What you have to do | Your task is to give the listing below back word for word, pictures excluded.

----- Data extract -----

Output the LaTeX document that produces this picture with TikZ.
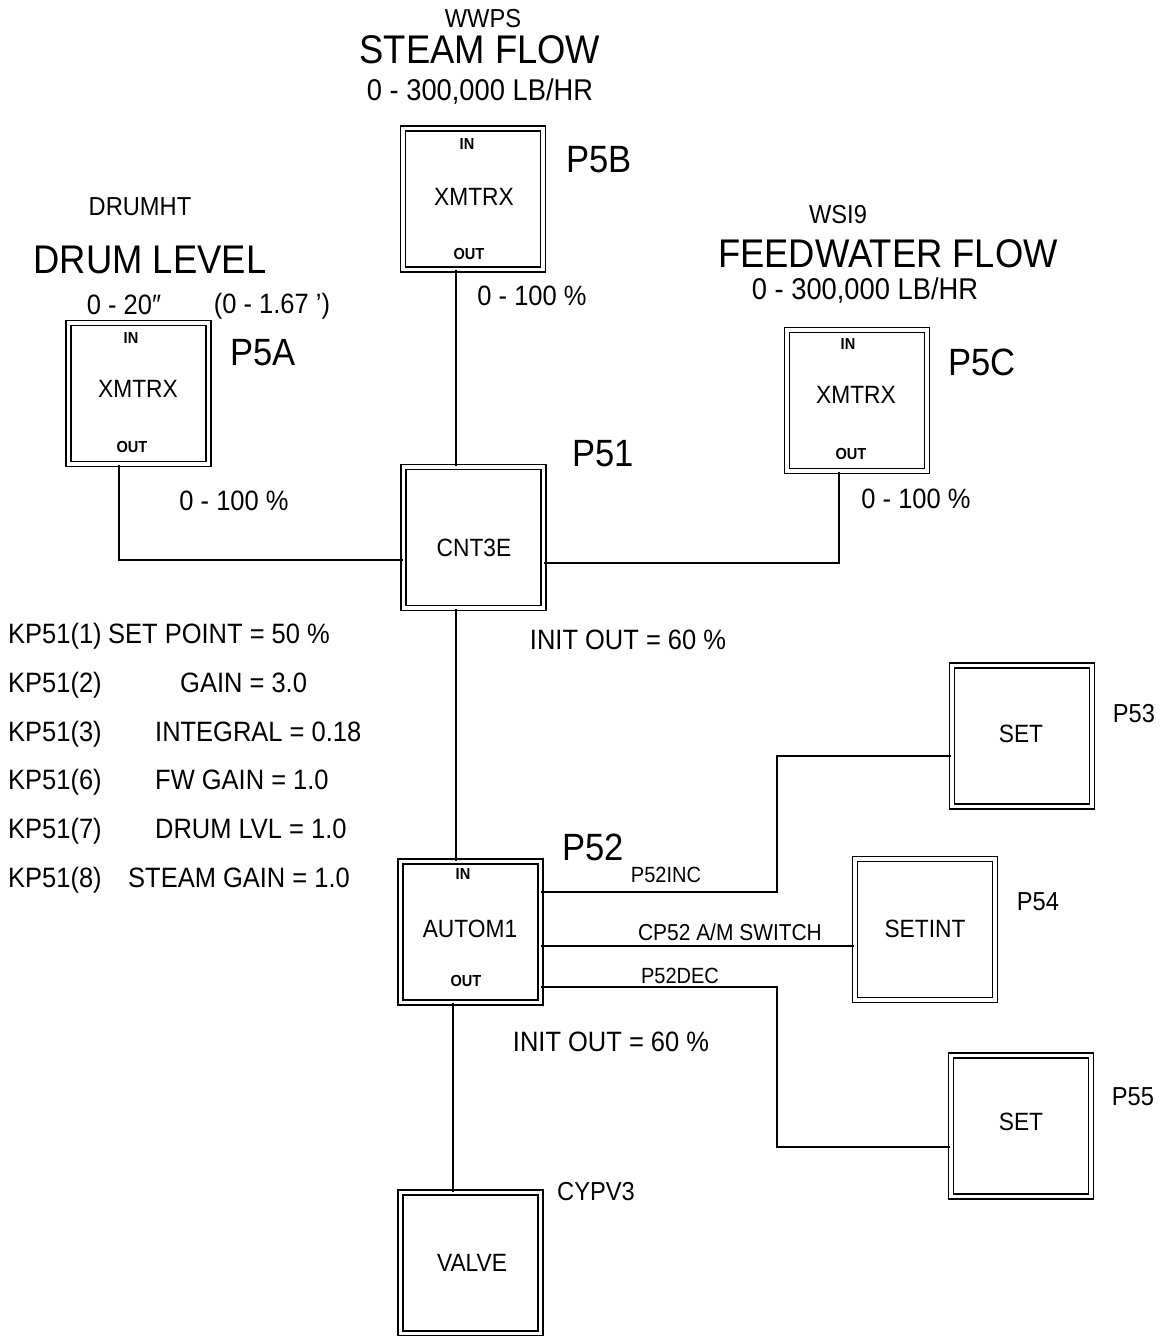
\documentclass[tikz,border=0pt]{standalone}
\usepackage{fontspec}
\setmainfont{Liberation Sans}[FakeStretch=0.91]
\begin{document}
\begin{tikzpicture}[x=1pt,y=-1pt,
  blk/.style={draw, double, double distance=3.5pt, line width=1.5pt,
    minimum width=140pt, minimum height=141pt, inner sep=0pt},
  wire/.style={line width=1.6pt},
  lbl/.style={inner sep=0pt, anchor=base},
  lblw/.style={inner sep=0pt, anchor=base west},
  hugeF/.style={font=\fontsize{40}{48}\selectfont},
  tagF/.style={font=\fontsize{38}{46}\selectfont},
  midF/.style={font=\fontsize{28}{34}\selectfont},
  rngF/.style={font=\fontsize{30}{36}\selectfont},
  smF/.style={font=\fontsize{26}{31}\selectfont},
  boxF/.style={font=\fontsize{25}{30}\selectfont},
  swF/.style={font=\fontsize{23}{28}\selectfont},
  pinF/.style={font=\fontsize{16}{19}\selectfont\bfseries},
  sigF/.style={font=\fontsize{22}{26}\selectfont}
]
\useasboundingbox (0,0) rectangle (1162,1336);

% blocks
\node[blk] (p5b) at (473,199) {};
\node[blk] (p5a) at (138.5,393.5) {};
\node[blk] (p5c) at (857,400.5) {};
\node[blk] (cnt) at (473.5,537.5) {};
\node[blk] (aut) at (470.5,932) {};
\node[blk] (p53) at (1022,736) {};
\node[blk] (p54) at (925,929.5) {};
\node[blk] (p55) at (1021,1126) {};
\node[blk] (vlv) at (470.5,1263) {};

% block texts
\node[lbl,boxF] (x5b) at (474,205) {XMTRX};
\node[lbl,boxF] (x5a) at (138,397) {XMTRX};
\node[lbl,boxF] (x5c) at (856,403) {XMTRX};
\node[lbl,boxF] (xcn) at (474,556) {CNT3E};
\node[lbl,boxF] (xau) at (470,937) {AUTOM1};
\node[lbl,boxF] (x53) at (1021,742) {SET};
\node[lbl,boxF] (x54) at (925,937) {SETINT};
\node[lbl,boxF] (x55) at (1021,1130) {SET};
\node[lbl,boxF] (xvl) at (472,1271) {VALVE};

\node[lbl,pinF] (i5b) at (467,149) {IN};
\node[lbl,pinF] (i5a) at (131,343) {IN};
\node[lbl,pinF] (i5c) at (848,349) {IN};
\node[lbl,pinF] (iau) at (463,879) {IN};
\node[lbl,pinF] (o5b) at (469,259) {OUT};
\node[lbl,pinF] (o5a) at (132,452) {OUT};
\node[lbl,pinF] (o5c) at (851,459) {OUT};
\node[lbl,pinF] (oau) at (466,986) {OUT};

% connectors
\coordinate (jx) at (777,0);
\draw[wire] ([xshift=-17pt]p5b.south) -- ([xshift=-17pt]p5b.south |- cnt.north);
\draw[wire] ([xshift=-19.5pt]p5a.south) |- ([yshift=-22.5pt]cnt.west);
\draw[wire] ([yshift=-25.5pt]cnt.east) -| ([xshift=-18pt]p5c.south);
\draw[wire] ([xshift=-17.5pt]cnt.south) -- ([xshift=-17.5pt]cnt.south |- aut.north);
\draw[wire] ([xshift=-17.5pt]aut.south) -- ([xshift=-17.5pt]aut.south |- vlv.north);
\coordinate (a1) at ([yshift=40pt]aut.east);
\coordinate (b1) at ([yshift=-20pt]p53.west);
\draw[wire] (a1) -- (a1 -| jx) |- (b1);
\coordinate (a2) at ([yshift=-14pt]aut.east);
\draw[wire] (a2) -- (a2 -| p54.west);
\coordinate (a3) at ([yshift=-55pt]aut.east);
\coordinate (b3) at ([yshift=-21pt]p55.west);
\draw[wire] (a3) -- (a3 -| jx) |- (b3);

% top labels
\node[lbl,smF] (t1) at (483,27) {WWPS};
\node[lbl,hugeF] (t2) at (480,63) {STEAM FLOW};
\node[lbl,rngF] (t3) at (480,100) {0 - 300,000 LB/HR};
\node[lbl,tagF] (t4) at (599,172) {P5B};
\node[lbl,midF] (t5) at (532,305) {0 - 100 \%};

\node[lbl,smF] (d1) at (140,215) {DRUMHT};
\node[lbl,hugeF] (d2) at (150,273) {DRUM LEVEL};
\node[lbl,midF] (d3) at (124,314) {0 - 20″};
\node[lbl,midF] (d4) at (272,313) {(0 - 1.67 ’)};
\node[lbl,tagF] (d5) at (263,365) {P5A};
\node[lbl,midF] (d6) at (234,510) {0 - 100 \%};

\node[lbl,smF] (f1) at (838,223) {WSI9};
\node[lbl,hugeF] (f2) at (888,267) {FEEDWATER FLOW};
\node[lbl,rngF] (f3) at (865,299) {0 - 300,000 LB/HR};
\node[lbl,tagF] (f4) at (982,375) {P5C};
\node[lbl,midF] (f5) at (916,508) {0 - 100 \%};

\node[lbl,tagF] (c1) at (603,466) {P51};
\node[lbl,midF] (c2) at (628,649) {INIT OUT = 60 \%};

\node[lbl,tagF] (g1) at (593,860) {P52};
\node[lbl,sigF] (g2) at (666,882) {P52INC};
\node[lbl,swF] (g3) at (730,940) {CP52 A/M SWITCH};
\node[lbl,sigF] (g4) at (680,983) {P52DEC};
\node[lbl,midF] (g5) at (611,1051) {INIT OUT = 60 \%};

\node[lbl,smF] (v1) at (596,1200) {CYPV3};
\node[lbl,smF] (s3) at (1134,722) {P53};
\node[lbl,smF] (s4) at (1038,910) {P54};
\node[lbl,smF] (s5) at (1133,1105) {P55};

% parameter list
\node[lblw,midF] (k1) at (8,643) {KP51(1)};
\node[lblw,midF] (k2) at (8,692) {KP51(2)};
\node[lblw,midF] (k3) at (8,741) {KP51(3)};
\node[lblw,midF] (k6) at (8,789) {KP51(6)};
\node[lblw,midF] (k7) at (8,838) {KP51(7)};
\node[lblw,midF] (k8) at (8,887) {KP51(8)};
\node[lblw,midF] (m1) at (108,643) {SET POINT = 50 \%};
\node[lblw,midF] (m2) at (180,692) {GAIN = 3.0};
\node[lblw,midF] (m3) at (155,741) {INTEGRAL = 0.18};
\node[lblw,midF] (m6) at (155,789) {FW GAIN = 1.0};
\node[lblw,midF] (m7) at (155,838) {DRUM LVL = 1.0};
\node[lblw,midF] (m8) at (128,887) {STEAM GAIN = 1.0};
\end{tikzpicture}
\end{document}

-----

Exercise solution |
Output the LaTeX document that produces this picture with TikZ.
\documentclass[tikz,border=0pt]{standalone}
\usepackage{fontspec}
\setmainfont{Liberation Sans}[FakeStretch=0.91]
\begin{document}
\begin{tikzpicture}[x=1pt,y=-1pt,
  blk/.style={draw, double, double distance=3.5pt, line width=1.5pt,
    minimum width=140pt, minimum height=141pt, inner sep=0pt},
  wire/.style={line width=1.6pt},
  lbl/.style={inner sep=0pt, anchor=base},
  lblw/.style={inner sep=0pt, anchor=base west},
  hugeF/.style={font=\fontsize{40}{48}\selectfont},
  tagF/.style={font=\fontsize{38}{46}\selectfont},
  midF/.style={font=\fontsize{28}{34}\selectfont},
  rngF/.style={font=\fontsize{30}{36}\selectfont},
  smF/.style={font=\fontsize{26}{31}\selectfont},
  boxF/.style={font=\fontsize{25}{30}\selectfont},
  swF/.style={font=\fontsize{23}{28}\selectfont},
  pinF/.style={font=\fontsize{16}{19}\selectfont\bfseries},
  sigF/.style={font=\fontsize{22}{26}\selectfont}
]
\useasboundingbox (0,0) rectangle (1162,1336);

% blocks
\node[blk] (p5b) at (473,199) {};
\node[blk] (p5a) at (138.5,393.5) {};
\node[blk] (p5c) at (857,400.5) {};
\node[blk] (cnt) at (473.5,537.5) {};
\node[blk] (aut) at (470.5,932) {};
\node[blk] (p53) at (1022,736) {};
\node[blk] (p54) at (925,929.5) {};
\node[blk] (p55) at (1021,1126) {};
\node[blk] (vlv) at (470.5,1263) {};

% block texts
\node[lbl,boxF] (x5b) at (474,205) {XMTRX};
\node[lbl,boxF] (x5a) at (138,397) {XMTRX};
\node[lbl,boxF] (x5c) at (856,403) {XMTRX};
\node[lbl,boxF] (xcn) at (474,556) {CNT3E};
\node[lbl,boxF] (xau) at (470,937) {AUTOM1};
\node[lbl,boxF] (x53) at (1021,742) {SET};
\node[lbl,boxF] (x54) at (925,937) {SETINT};
\node[lbl,boxF] (x55) at (1021,1130) {SET};
\node[lbl,boxF] (xvl) at (472,1271) {VALVE};

\node[lbl,pinF] (i5b) at (467,149) {IN};
\node[lbl,pinF] (i5a) at (131,343) {IN};
\node[lbl,pinF] (i5c) at (848,349) {IN};
\node[lbl,pinF] (iau) at (463,879) {IN};
\node[lbl,pinF] (o5b) at (469,259) {OUT};
\node[lbl,pinF] (o5a) at (132,452) {OUT};
\node[lbl,pinF] (o5c) at (851,459) {OUT};
\node[lbl,pinF] (oau) at (466,986) {OUT};

% connectors
\coordinate (jx) at (777,0);
\draw[wire] ([xshift=-17pt]p5b.south) -- ([xshift=-17pt]p5b.south |- cnt.north);
\draw[wire] ([xshift=-19.5pt]p5a.south) |- ([yshift=-22.5pt]cnt.west);
\draw[wire] ([yshift=-25.5pt]cnt.east) -| ([xshift=-18pt]p5c.south);
\draw[wire] ([xshift=-17.5pt]cnt.south) -- ([xshift=-17.5pt]cnt.south |- aut.north);
\draw[wire] ([xshift=-17.5pt]aut.south) -- ([xshift=-17.5pt]aut.south |- vlv.north);
\coordinate (a1) at ([yshift=40pt]aut.east);
\coordinate (b1) at ([yshift=-20pt]p53.west);
\draw[wire] (a1) -- (a1 -| jx) |- (b1);
\coordinate (a2) at ([yshift=-14pt]aut.east);
\draw[wire] (a2) -- (a2 -| p54.west);
\coordinate (a3) at ([yshift=-55pt]aut.east);
\coordinate (b3) at ([yshift=-21pt]p55.west);
\draw[wire] (a3) -- (a3 -| jx) |- (b3);

% top labels
\node[lbl,smF] (t1) at (483,27) {WWPS};
\node[lbl,hugeF] (t2) at (480,63) {STEAM FLOW};
\node[lbl,rngF] (t3) at (480,100) {0 - 300,000 LB/HR};
\node[lbl,tagF] (t4) at (599,172) {P5B};
\node[lbl,midF] (t5) at (532,305) {0 - 100 \%};

\node[lbl,smF] (d1) at (140,215) {DRUMHT};
\node[lbl,hugeF] (d2) at (150,273) {DRUM LEVEL};
\node[lbl,midF] (d3) at (124,314) {0 - 20″};
\node[lbl,midF] (d4) at (272,313) {(0 - 1.67 ’)};
\node[lbl,tagF] (d5) at (263,365) {P5A};
\node[lbl,midF] (d6) at (234,510) {0 - 100 \%};

\node[lbl,smF] (f1) at (838,223) {WSI9};
\node[lbl,hugeF] (f2) at (888,267) {FEEDWATER FLOW};
\node[lbl,rngF] (f3) at (865,299) {0 - 300,000 LB/HR};
\node[lbl,tagF] (f4) at (982,375) {P5C};
\node[lbl,midF] (f5) at (916,508) {0 - 100 \%};

\node[lbl,tagF] (c1) at (603,466) {P51};
\node[lbl,midF] (c2) at (628,649) {INIT OUT = 60 \%};

\node[lbl,tagF] (g1) at (593,860) {P52};
\node[lbl,sigF] (g2) at (666,882) {P52INC};
\node[lbl,swF] (g3) at (730,940) {CP52 A/M SWITCH};
\node[lbl,sigF] (g4) at (680,983) {P52DEC};
\node[lbl,midF] (g5) at (611,1051) {INIT OUT = 60 \%};

\node[lbl,smF] (v1) at (596,1200) {CYPV3};
\node[lbl,smF] (s3) at (1134,722) {P53};
\node[lbl,smF] (s4) at (1038,910) {P54};
\node[lbl,smF] (s5) at (1133,1105) {P55};

% parameter list
\node[lblw,midF] (k1) at (8,643) {KP51(1)};
\node[lblw,midF] (k2) at (8,692) {KP51(2)};
\node[lblw,midF] (k3) at (8,741) {KP51(3)};
\node[lblw,midF] (k6) at (8,789) {KP51(6)};
\node[lblw,midF] (k7) at (8,838) {KP51(7)};
\node[lblw,midF] (k8) at (8,887) {KP51(8)};
\node[lblw,midF] (m1) at (108,643) {SET POINT = 50 \%};
\node[lblw,midF] (m2) at (180,692) {GAIN = 3.0};
\node[lblw,midF] (m3) at (155,741) {INTEGRAL = 0.18};
\node[lblw,midF] (m6) at (155,789) {FW GAIN = 1.0};
\node[lblw,midF] (m7) at (155,838) {DRUM LVL = 1.0};
\node[lblw,midF] (m8) at (128,887) {STEAM GAIN = 1.0};
\end{tikzpicture}
\end{document}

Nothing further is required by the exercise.